Balls Are Masculine

According to my Kludge Theory of Metaphor, you'd expect that the Balls to the Wall metaphor would gain connotations from the use of the word "balls," even though that plays no part in most people's understanding of the metaphor (since they don't know its origin).

The meaning was never computed from the meanings of the word “balls” or the word “wall,” but when the network for “balls to the wall” is activated, networks associated with those words are also activated, I believe. Now, I’m an American male, which means that – outside of sports – the default meaning of “balls” is testicles. And that means “balls to the wall” is infected with the connotations of that organ, which are mainly around courage, as in “That was a ballsy move,” or “He didn’t have the balls to jump off the highest diving board.” A secondary connotation is aggression, specifically the stereotypically masculine energy and aggression that Mark Zuckerberg recently said has gone missing from tech companies like his. The way I think of it is that activating the network for “balls to the wall” activates networks related to courage, aggression, and masculinity, making those concepts more available to decision-making.
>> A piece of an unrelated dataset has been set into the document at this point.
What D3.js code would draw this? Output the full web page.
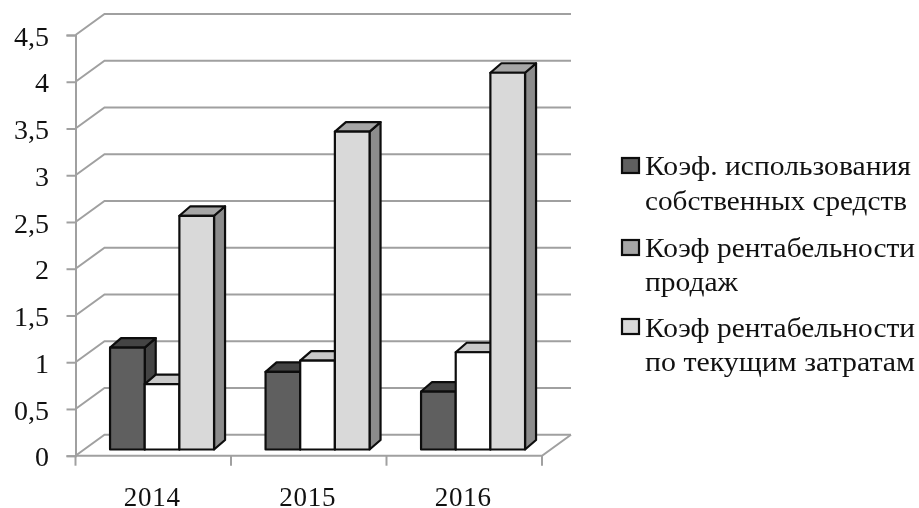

Aggression is also reinforced by the connotations of motion toward a “wall.” There are thousands of TV episodes where the police push someone against a wall and frisk them in a not-gentle way. I doubt there’s more than a handful of people who don’t make that connection when they hear the lyrics to the song “Up Against the Wall Redneck Mother.”

So when someone says, “if we’re going to make this deadline, we have to go balls to the wall,” they don’t mean “we have to be thoughtful in dealing with obstacles because one of the Entailments of going faster is more risk,” and no one thinks they do. In fact, they’ll find it harder – if Lakoff is right – to even think about risk other than as something to embrace, like Real Men do.